Every night before bed, we read a little devotional and some from a children’s bible. One night, the devotional was about being grateful. The question was, “Who are you grateful for?” (It’s a kids’ devotional book, although that’s an excellent question for adults, too.)
B: “God.”
Me: “What about mommmy and daddy and your brother–”
B: “No. Not Jeffrey. He’s annoying.”

I don’t remember which one said it, but it’s been in my notes for a while, and it hasn’t magically come to me, so I’ll just throw it out here: “I like Rugrats. They imaginate.”

I know this one was Bennett, but I don’t remember the context. It seems like we were at the park or maybe the waterfall at Calaway Gardens when he told me he was “climbing about”.

You know those Eco-slim caps on water bottles?
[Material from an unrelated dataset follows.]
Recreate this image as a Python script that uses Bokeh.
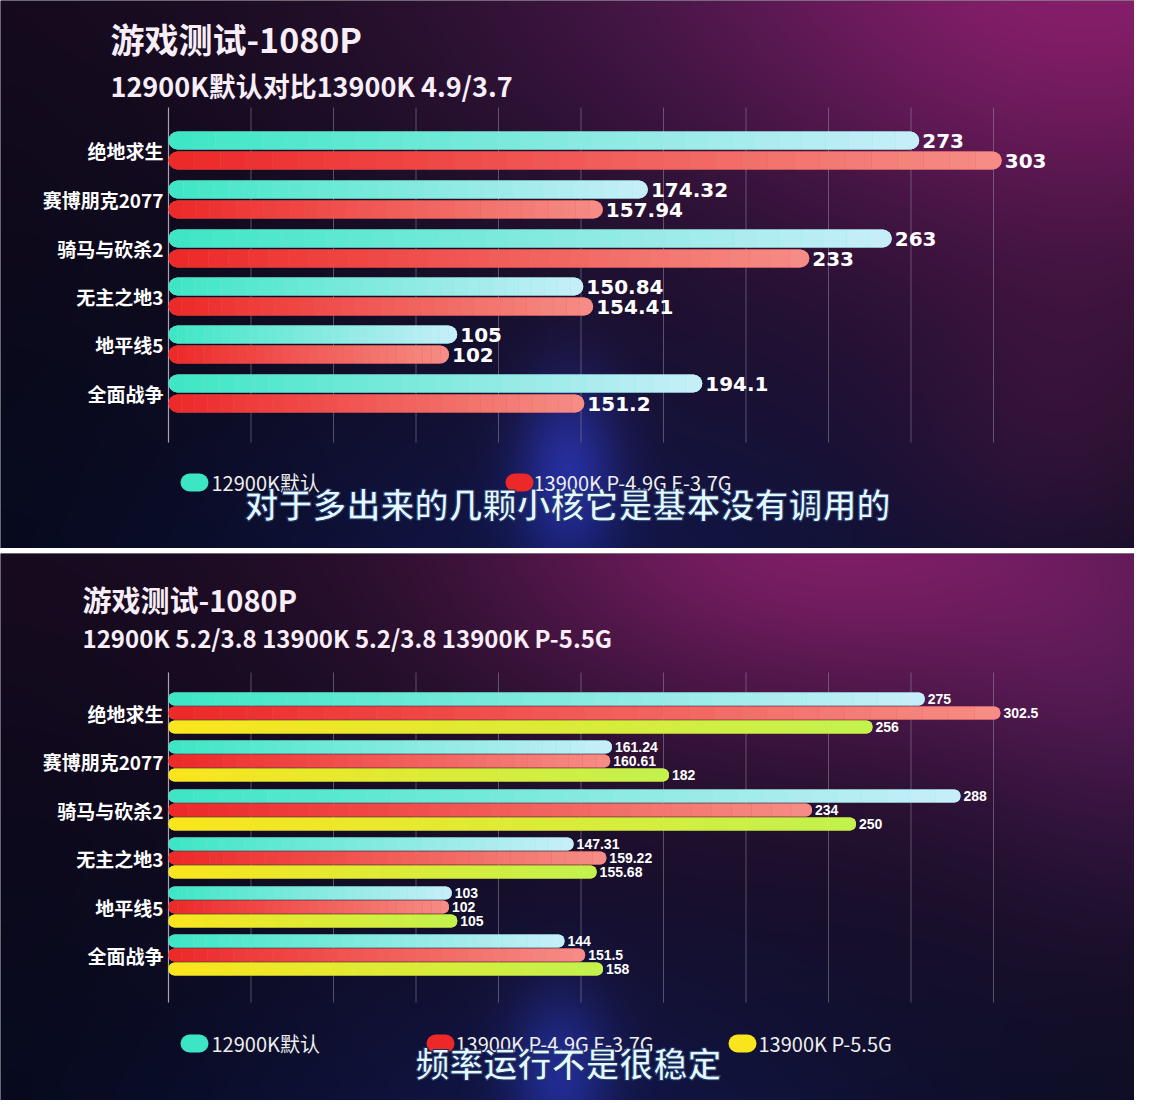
import numpy as np
from bokeh.plotting import figure
from bokeh.models import Range1d, HBar, Text
from bokeh.layouts import column
from bokeh.core.properties import value
from bokeh.embed import file_html
from bokeh.resources import INLINE

# ---------------- data ----------------
games = ["绝地求生", "赛博朋克2077", "骑马与砍杀2", "无主之地3", "地平线5", "全面战争"]
tick_values = [0, 30, 60, 90, 120, 150, 180, 210, 240, 270, 300]

top_title = "游戏测试-1080P"
top_subtitle = "12900K默认对比13900K 4.9/3.7"
top_series = ["12900K默认", "13900K  P-4.9G  E-3.7G"]
top_12900k = [273, 174.32, 263, 150.84, 105, 194.1]
top_13900k = [303, 157.94, 233, 154.41, 102, 151.2]
top_caption = "对于多出来的几颗小核它是基本没有调用的"

bot_title = "游戏测试-1080P"
bot_subtitle = "12900K 5.2/3.8  13900K 5.2/3.8  13900K  P-5.5G"
bot_series = ["12900K默认", "13900K P-4.9G E-3.7G", "13900K  P-5.5G"]
bot_12900k = [275, 161.24, 288, 147.31, 103, 144]
bot_13900k_49 = [302.5, 160.61, 234, 159.22, 102, 151.5]
bot_13900k_55 = [256, 182, 250, 155.68, 105, 158]
bot_caption = "频率运行不是很稳定"

# ---------------- style ----------------
W = 1134
X0PX = 168.0
KPX = 2.75
CYAN = ((60, 230, 196), (200, 238, 250))
RED = ((236, 40, 40), (245, 142, 134))
YELLOW = ((250, 228, 28), (194, 242, 78))
CJK = "Noto Sans CJK SC"
HAS_RADIUS = "border_radius" in HBar.properties()
HAS_OUTLINE = "text_outline_color" in Text.properties()


def hexc(c):
    return "#%02x%02x%02x" % tuple(int(round(v)) for v in c)


def background(H, base_top, base_bot, glows):
    w, h = W // 2, H // 2
    xs = (np.arange(w) + 0.5) * W / w
    ys = (np.arange(h) + 0.5) * H / h
    X, Y = np.meshgrid(xs, ys)
    t = (Y / H)[..., None]
    img = np.array(base_top, float) * (1 - t) + np.array(base_bot, float) * t
    for cx, cy, sx, sy, col, a in glows:
        g = a * np.exp(-(((X - cx) / sx) ** 2 + ((Y - cy) / sy) ** 2) / 2)
        img = img + g[..., None] * np.array(col, float)
    img = np.clip(img, 0, 255).astype(np.uint8)
    rgba = np.empty((h, w, 4), np.uint8)
    rgba[..., :3] = img
    rgba[..., 3] = 255
    return np.ascontiguousarray(rgba[::-1]).view(np.uint32).reshape(h, w)


def make_fig(H, bg):
    p = figure(width=W, height=H, output_backend="svg", toolbar_location=None,
               x_range=Range1d(-X0PX / KPX, (W - X0PX) / KPX), y_range=Range1d(0, H),
               x_axis_location=None, y_axis_location=None, min_border=0,
               background_fill_color="#160e20", border_fill_color="#160e20",
               outline_line_color=None)
    p.grid.visible = False
    p.extra_x_ranges = {"px": Range1d(0, W)}
    p.image_rgba(image=[bg], x=0, y=0, dw=W, dh=H, x_range_name="px")
    return p


def ptext(p, H, x, y, s, size, color="#ffffff", align="left", bold=True, font=CJK, outline=None):
    kw = {}
    if outline and HAS_OUTLINE:
        kw["text_outline_color"] = outline
    p.text(x=[x], y=[H - y], text=[s], x_range_name="px", text_font=value(font),
           text_font_size=f"{size}px", text_font_style="bold" if bold else "normal",
           text_color=color, text_align=align, text_baseline="middle", **kw)


def grid(p, H, y0, y1):
    p.segment(x0=tick_values, x1=tick_values, y0=[H - y0] * len(tick_values),
              y1=[H - y1] * len(tick_values), line_color="#9a92a6", line_alpha=0.5, line_width=1)
    p.segment(x0=[tick_values[0]], x1=[tick_values[0]], y0=[H - y0], y1=[H - y1],
              line_color="#c0b8c8", line_alpha=0.8, line_width=1.2)


def bars(p, H, vals, cols, centers, off, bar_h, font, size, K=32):
    vals = np.asarray(vals, float)
    ys = [H - (c + off) for c in centers]
    r = int(bar_h // 2)
    c0, c1 = np.array(cols[0], float), np.array(cols[1], float)
    # base bar (full length, rounded) underneath the gradient pieces
    kw_all = {"border_radius": r} if HAS_RADIUS else {}
    p.hbar(y=ys, left=0, right=vals, height=bar_h, fill_color=hexc((c0 + c1) / 2),
           line_color=None, **kw_all)
    segs = {"first": ([], [], [], []), "mid": ([], [], [], []), "last": ([], [], [], [])}
    for v, y in zip(vals, ys):
        for j in range(K):
            key = "first" if j == 0 else ("last" if j == K - 1 else "mid")
            col = hexc(c0 + (c1 - c0) * (j + 0.5) / K)
            L = segs[key]
            L[0].append(v * j / K); L[1].append(v * (j + 1) / K); L[2].append(y); L[3].append(col)
    radii = {"first": (r, 0, 0, r), "mid": 0, "last": (0, r, r, 0)}
    for key in ("first", "mid", "last"):
        L = segs[key]
        kw = {"border_radius": radii[key]} if HAS_RADIUS else {}
        p.hbar(y=L[2], left=L[0], right=L[1], height=bar_h, fill_color=L[3], line_color=None, **kw)
    p.text(x=vals, y=ys, text=[f"{v:g}" for v in vals], x_offset=3, text_baseline="middle",
           text_align="left", text_color="#ffffff", text_font=value(font),
           text_font_size=f"{size}px", text_font_style="bold")


def pill(p, H, cx, cy, color, w=28, h=18):
    kw = {"border_radius": h // 2} if HAS_RADIUS else {}
    p.hbar(y=[H - cy], left=[cx - w / 2], right=[cx + w / 2], height=h, fill_color=color,
           line_color=None, x_range_name="px", **kw)


# ---------------- top panel ----------------
H1 = 548
bg1 = background(H1, (28, 14, 36), (13, 13, 34), [
    (1120, -40, 260, 220, (125, 18, 80), 0.8),
    (700, -40, 260, 180, (45, 10, 40), 0.6),
    (0, 250, 250, 400, (-10, -5, -10), 0.8),
    (567, 470, 36, 66, (40, 60, 210), 0.45),
    (567, 590, 260, 160, (8, 14, 60), 0.6),
    (1060, 430, 110, 110, (60, 8, 28), 0.4),
])
p1 = make_fig(H1, bg1)
grid(p1, H1, 107, 442)
centers1 = [float(round(150.5 + 48.5 * i)) for i in range(len(games))]
bars(p1, H1, top_12900k, CYAN, centers1, -10, 18, "DejaVu Sans", 20)
bars(p1, H1, top_13900k, RED, centers1, 10, 18, "DejaVu Sans", 20)
for g, c in zip(games, centers1):
    ptext(p1, H1, 163, c, g, 19, align="right")
ptext(p1, H1, 110, 38, top_title, 34, color="#f8eef8")
ptext(p1, H1, 110, 85, top_subtitle, 27, color="#f8eef8")
pill(p1, H1, 194, 482, hexc(CYAN[0]))
ptext(p1, H1, 211, 482, top_series[0], 20, color="#eeeeee", bold=False)
pill(p1, H1, 519, 482, hexc(RED[0]))
ptext(p1, H1, 533, 482, top_series[1], 20, color="#eeeeee", bold=False)
ptext(p1, H1, 567, 503, top_caption, 34, color="#e2faff", align="center", outline="#1a2f66")

# ---------------- bottom panel ----------------
H2 = 547
bg2 = background(H2, (30, 14, 38), (13, 13, 34), [
    (820, -30, 250, 150, (120, 20, 80), 0.8),
    (1150, 130, 140, 160, (70, 16, 60), 0.5),
    (0, 250, 250, 400, (-10, -5, -10), 0.8),
    (560, 520, 36, 60, (40, 60, 200), 0.4),
    (560, 610, 260, 160, (8, 14, 60), 0.6),
])
p2 = make_fig(H2, bg2)
grid(p2, H2, 119, 449)
centers2 = [float(int(159 + 48.5 * i)) + 0.5 for i in range(len(games))]
NARROW = "Liberation Sans Narrow, Liberation Sans"
bars(p2, H2, bot_12900k, CYAN, centers2, -14, 13, NARROW, 14)
bars(p2, H2, bot_13900k_49, RED, centers2, 0, 13, NARROW, 14)
bars(p2, H2, bot_13900k_55, YELLOW, centers2, 14, 13, NARROW, 14)
for g, c in zip(games, centers2):
    ptext(p2, H2, 163, c, g, 19, align="right")
ptext(p2, H2, 82, 45, bot_title, 29, color="#f8eef8")
ptext(p2, H2, 82, 84, bot_subtitle, 24, color="#f8eef8")
pill(p2, H2, 194, 490, hexc(CYAN[0]))
ptext(p2, H2, 211, 490, bot_series[0], 20, color="#eeeeee", bold=False)
pill(p2, H2, 440, 490, hexc(RED[0]))
ptext(p2, H2, 455, 490, bot_series[1], 20, color="#eeeeee", bold=False)
pill(p2, H2, 742, 490, hexc(YELLOW[0]))
ptext(p2, H2, 758, 490, bot_series[2], 20, color="#eeeeee", bold=False)
ptext(p2, H2, 568, 509, bot_caption, 34, color="#e2faff", align="center", outline="#1a2f66")

layout = column(p1, p2, spacing=5)
open("out.html", "w").write(file_html(layout, INLINE))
The ones that are supposed to use less plastic and therefore be better for the environment? Yeah. Anyway, Jeffrey was complaining that, “These eco-slim caps are hard to open because I can’t get a grip on them.” Bennett piped up, “Yeah. I don’t like these eagle-slim caps, either.”

And I’ll leave you with this bit of wisdom from Bennett:
Vampires are just like people except they don’t have pinkies.